TASK BRIEF: Leaving out every picture, copy the lines of the data exactly, from the first through the line containing "(0,0) rectangle (913,621);".

INFORMATION SUPPLIED:
* * * *
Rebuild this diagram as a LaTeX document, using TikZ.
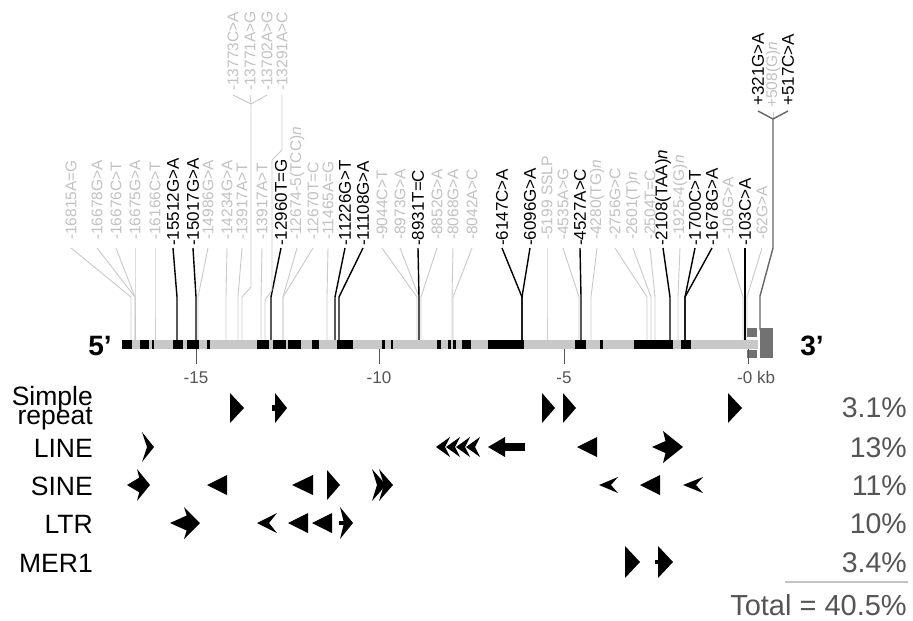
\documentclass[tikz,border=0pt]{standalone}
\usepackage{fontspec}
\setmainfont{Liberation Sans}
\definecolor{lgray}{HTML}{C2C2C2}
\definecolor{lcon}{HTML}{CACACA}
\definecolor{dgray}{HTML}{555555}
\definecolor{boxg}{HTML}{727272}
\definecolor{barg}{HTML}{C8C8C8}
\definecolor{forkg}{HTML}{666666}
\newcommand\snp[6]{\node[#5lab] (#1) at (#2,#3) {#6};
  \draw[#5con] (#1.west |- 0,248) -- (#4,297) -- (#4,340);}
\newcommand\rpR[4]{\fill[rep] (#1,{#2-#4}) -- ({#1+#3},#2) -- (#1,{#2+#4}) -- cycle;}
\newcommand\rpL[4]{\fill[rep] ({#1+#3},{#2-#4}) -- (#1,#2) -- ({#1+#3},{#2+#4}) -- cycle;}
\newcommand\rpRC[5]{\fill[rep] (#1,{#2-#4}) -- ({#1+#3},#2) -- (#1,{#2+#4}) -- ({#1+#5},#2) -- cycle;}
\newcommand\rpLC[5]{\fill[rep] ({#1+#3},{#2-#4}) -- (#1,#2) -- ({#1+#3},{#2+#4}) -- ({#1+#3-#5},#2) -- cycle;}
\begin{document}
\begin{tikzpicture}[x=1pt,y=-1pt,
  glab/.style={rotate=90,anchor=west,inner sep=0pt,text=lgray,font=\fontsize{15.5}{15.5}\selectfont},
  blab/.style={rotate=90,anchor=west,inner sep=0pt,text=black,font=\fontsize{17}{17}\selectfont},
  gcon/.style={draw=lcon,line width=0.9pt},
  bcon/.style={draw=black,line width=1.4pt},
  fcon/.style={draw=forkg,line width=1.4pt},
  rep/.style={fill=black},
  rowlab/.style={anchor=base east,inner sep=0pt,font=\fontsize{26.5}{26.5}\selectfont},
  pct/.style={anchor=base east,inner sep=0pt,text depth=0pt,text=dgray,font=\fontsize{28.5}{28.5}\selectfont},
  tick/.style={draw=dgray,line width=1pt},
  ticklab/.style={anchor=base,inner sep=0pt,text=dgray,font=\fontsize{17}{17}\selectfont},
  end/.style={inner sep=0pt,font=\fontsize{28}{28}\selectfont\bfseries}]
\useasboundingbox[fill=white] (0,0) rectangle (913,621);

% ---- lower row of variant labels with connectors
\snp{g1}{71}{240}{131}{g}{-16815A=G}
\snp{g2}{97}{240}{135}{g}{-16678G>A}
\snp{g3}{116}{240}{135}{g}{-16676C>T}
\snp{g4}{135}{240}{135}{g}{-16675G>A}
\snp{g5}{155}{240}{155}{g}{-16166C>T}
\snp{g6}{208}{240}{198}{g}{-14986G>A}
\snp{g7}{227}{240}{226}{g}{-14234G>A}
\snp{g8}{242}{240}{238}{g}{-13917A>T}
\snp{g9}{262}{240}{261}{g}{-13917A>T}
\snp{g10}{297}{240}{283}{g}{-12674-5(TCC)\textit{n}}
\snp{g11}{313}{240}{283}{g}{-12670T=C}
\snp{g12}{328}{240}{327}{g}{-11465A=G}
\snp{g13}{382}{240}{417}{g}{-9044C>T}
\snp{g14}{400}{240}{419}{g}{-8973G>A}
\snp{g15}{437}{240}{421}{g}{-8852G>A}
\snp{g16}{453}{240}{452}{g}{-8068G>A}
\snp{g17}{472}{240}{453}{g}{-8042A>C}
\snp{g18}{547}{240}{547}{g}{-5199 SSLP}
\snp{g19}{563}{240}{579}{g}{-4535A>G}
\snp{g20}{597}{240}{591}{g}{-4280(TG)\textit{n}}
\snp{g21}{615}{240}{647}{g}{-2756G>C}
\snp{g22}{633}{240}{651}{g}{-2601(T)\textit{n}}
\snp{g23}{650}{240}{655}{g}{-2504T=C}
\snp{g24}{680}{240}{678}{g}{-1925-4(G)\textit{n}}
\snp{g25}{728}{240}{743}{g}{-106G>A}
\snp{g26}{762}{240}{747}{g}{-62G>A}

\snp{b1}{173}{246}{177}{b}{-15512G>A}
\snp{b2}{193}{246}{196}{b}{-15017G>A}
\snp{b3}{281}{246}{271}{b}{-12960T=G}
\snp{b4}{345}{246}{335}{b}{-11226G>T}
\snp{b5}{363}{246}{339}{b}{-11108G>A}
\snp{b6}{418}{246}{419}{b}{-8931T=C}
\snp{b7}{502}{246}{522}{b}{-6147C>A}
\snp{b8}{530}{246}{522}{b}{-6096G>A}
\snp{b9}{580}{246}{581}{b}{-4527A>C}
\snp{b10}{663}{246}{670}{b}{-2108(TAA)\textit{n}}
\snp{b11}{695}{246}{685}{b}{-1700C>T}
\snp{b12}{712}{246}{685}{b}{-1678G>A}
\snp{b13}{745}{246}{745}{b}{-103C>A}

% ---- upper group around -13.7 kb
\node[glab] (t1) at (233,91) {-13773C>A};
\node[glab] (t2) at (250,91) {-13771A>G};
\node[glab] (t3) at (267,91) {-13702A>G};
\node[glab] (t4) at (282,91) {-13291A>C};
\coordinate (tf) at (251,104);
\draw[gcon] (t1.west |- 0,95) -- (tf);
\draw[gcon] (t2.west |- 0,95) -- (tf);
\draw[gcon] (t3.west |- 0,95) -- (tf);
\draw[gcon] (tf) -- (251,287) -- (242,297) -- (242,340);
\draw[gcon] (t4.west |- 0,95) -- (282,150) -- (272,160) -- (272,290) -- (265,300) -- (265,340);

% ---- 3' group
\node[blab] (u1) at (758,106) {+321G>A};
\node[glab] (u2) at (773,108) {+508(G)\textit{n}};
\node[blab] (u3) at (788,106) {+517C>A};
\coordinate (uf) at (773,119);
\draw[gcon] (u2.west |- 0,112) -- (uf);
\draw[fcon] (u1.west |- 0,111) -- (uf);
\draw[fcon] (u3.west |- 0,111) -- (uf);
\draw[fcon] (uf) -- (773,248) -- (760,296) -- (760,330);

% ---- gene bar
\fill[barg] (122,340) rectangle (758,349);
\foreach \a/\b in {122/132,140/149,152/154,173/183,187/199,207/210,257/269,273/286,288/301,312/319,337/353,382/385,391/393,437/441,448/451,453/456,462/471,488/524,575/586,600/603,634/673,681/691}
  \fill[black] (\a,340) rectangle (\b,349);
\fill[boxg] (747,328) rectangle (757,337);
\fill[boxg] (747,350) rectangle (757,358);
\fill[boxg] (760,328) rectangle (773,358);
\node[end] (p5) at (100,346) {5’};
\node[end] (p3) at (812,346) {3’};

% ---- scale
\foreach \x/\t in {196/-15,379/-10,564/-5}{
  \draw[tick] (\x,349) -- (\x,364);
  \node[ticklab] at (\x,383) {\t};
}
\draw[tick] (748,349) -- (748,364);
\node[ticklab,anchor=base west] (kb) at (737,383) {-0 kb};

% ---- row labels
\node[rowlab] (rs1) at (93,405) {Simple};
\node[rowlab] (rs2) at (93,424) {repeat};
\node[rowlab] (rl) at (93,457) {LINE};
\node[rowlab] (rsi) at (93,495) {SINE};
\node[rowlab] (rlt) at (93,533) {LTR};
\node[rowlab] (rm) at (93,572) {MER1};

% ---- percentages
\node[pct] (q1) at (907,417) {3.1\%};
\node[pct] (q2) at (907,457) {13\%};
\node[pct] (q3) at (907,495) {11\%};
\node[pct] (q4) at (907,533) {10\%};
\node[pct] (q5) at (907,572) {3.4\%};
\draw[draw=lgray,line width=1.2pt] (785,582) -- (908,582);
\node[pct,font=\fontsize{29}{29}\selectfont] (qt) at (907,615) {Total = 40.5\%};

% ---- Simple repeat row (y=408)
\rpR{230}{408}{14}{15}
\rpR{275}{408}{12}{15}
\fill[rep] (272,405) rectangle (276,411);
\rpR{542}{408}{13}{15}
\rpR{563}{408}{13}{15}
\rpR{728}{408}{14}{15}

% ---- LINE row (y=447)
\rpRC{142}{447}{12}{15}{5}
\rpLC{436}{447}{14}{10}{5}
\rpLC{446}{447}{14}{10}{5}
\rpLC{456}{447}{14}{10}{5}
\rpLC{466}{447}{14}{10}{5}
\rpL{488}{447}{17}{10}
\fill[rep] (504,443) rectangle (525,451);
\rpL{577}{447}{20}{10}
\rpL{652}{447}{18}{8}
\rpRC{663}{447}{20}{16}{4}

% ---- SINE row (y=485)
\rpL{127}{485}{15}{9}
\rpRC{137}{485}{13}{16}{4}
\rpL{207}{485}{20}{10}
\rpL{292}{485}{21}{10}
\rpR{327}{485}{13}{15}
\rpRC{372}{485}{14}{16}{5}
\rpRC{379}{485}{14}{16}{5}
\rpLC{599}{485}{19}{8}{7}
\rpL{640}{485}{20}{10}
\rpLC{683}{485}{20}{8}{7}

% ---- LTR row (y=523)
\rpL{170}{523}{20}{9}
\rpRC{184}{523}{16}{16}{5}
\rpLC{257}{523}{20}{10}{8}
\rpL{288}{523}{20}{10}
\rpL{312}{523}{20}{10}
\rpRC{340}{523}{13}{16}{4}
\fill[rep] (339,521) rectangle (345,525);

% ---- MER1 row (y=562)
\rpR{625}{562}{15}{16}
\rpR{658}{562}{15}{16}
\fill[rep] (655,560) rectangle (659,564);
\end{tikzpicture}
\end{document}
* * * *
OUTPUT OF THE TASK:
Rebuild this diagram as a LaTeX document, using TikZ.
\documentclass[tikz,border=0pt]{standalone}
\usepackage{fontspec}
\setmainfont{Liberation Sans}
\definecolor{lgray}{HTML}{C2C2C2}
\definecolor{lcon}{HTML}{CACACA}
\definecolor{dgray}{HTML}{555555}
\definecolor{boxg}{HTML}{727272}
\definecolor{barg}{HTML}{C8C8C8}
\definecolor{forkg}{HTML}{666666}
\newcommand\snp[6]{\node[#5lab] (#1) at (#2,#3) {#6};
  \draw[#5con] (#1.west |- 0,248) -- (#4,297) -- (#4,340);}
\newcommand\rpR[4]{\fill[rep] (#1,{#2-#4}) -- ({#1+#3},#2) -- (#1,{#2+#4}) -- cycle;}
\newcommand\rpL[4]{\fill[rep] ({#1+#3},{#2-#4}) -- (#1,#2) -- ({#1+#3},{#2+#4}) -- cycle;}
\newcommand\rpRC[5]{\fill[rep] (#1,{#2-#4}) -- ({#1+#3},#2) -- (#1,{#2+#4}) -- ({#1+#5},#2) -- cycle;}
\newcommand\rpLC[5]{\fill[rep] ({#1+#3},{#2-#4}) -- (#1,#2) -- ({#1+#3},{#2+#4}) -- ({#1+#3-#5},#2) -- cycle;}
\begin{document}
\begin{tikzpicture}[x=1pt,y=-1pt,
  glab/.style={rotate=90,anchor=west,inner sep=0pt,text=lgray,font=\fontsize{15.5}{15.5}\selectfont},
  blab/.style={rotate=90,anchor=west,inner sep=0pt,text=black,font=\fontsize{17}{17}\selectfont},
  gcon/.style={draw=lcon,line width=0.9pt},
  bcon/.style={draw=black,line width=1.4pt},
  fcon/.style={draw=forkg,line width=1.4pt},
  rep/.style={fill=black},
  rowlab/.style={anchor=base east,inner sep=0pt,font=\fontsize{26.5}{26.5}\selectfont},
  pct/.style={anchor=base east,inner sep=0pt,text depth=0pt,text=dgray,font=\fontsize{28.5}{28.5}\selectfont},
  tick/.style={draw=dgray,line width=1pt},
  ticklab/.style={anchor=base,inner sep=0pt,text=dgray,font=\fontsize{17}{17}\selectfont},
  end/.style={inner sep=0pt,font=\fontsize{28}{28}\selectfont\bfseries}]
\useasboundingbox[fill=white] (0,0) rectangle (913,621);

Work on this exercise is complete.